Film Scouts on the Riviera 2000

"Stardom"

by Cari Beauchamp

Film Scouts on the Riviera 2000 is presented by:

It sounded like such a good idea: a light frothy satire on celebrity to close the ultimate in celebrity festivals. While the closing night film does not screen officially until Sunday night after the awards, the ninety-minute Stardom fizzles instead of glistening. The obvious analogy to the festival itself hardly seems worthy of further mention.

Stardom from Denys Arcand is billed as a satiric look at the power of celebrity and the media’s need to promote it and then devour it. Told through the lens of a dozen cameras, the story tells of the fluke discovery of an unknown beauty (Jessica Pare), her trajectory into stardom and the damage that is left in its wake.

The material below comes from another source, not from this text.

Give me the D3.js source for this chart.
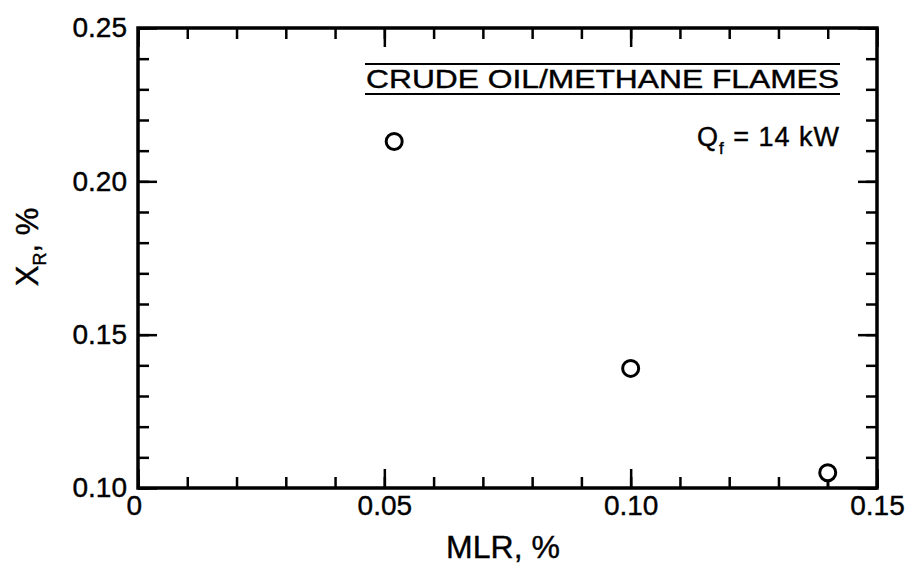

The egomaniacal photographer, the amoral agent, the Jerry Springer look alike, and the MTV type announcers with intense enthusiasm for any celebrity are all fodder for lampooning. The fact you can now be famous just for being famous, rather than doing anything worthy of attention, is the obvious conclusion and Stardom had come out a decade ago, it would have been clever and refreshing, but in the year 2000 it falls flat. There are a few chuckles and insightful moments, but overall it is old, if sad, news.

The disappointment in Stardom is tied directly to Arcand’s previously successful piercing of hypocrisy in his films like Decline of the American Empire and Jesus of Montreal. And in spite of the satirical tone, there is the darker under story of what beauty can do men. As if she were a pawn being moved along by forces beyond her control, Pare reeks havoc just because she is beautiful. Men who should know better want, no need, to possess and control her. There is the successful restaurateur (Dan Aykroyd) who leaves his business, wife and kids for her only to be hauled away for trying to kill her when she isn’t exactly as he imagined she should be. Similar destruction awaits the Canadian Ambassador to the U.N. (Frank Langella) when he fails to keep her on his imaginary pedestal. The actors clearly had fun going over the top, but Arcand’s message seems to be that the media is a ravenous, insatiable destroyer of people, but what is truly to be feared is a beautiful woman.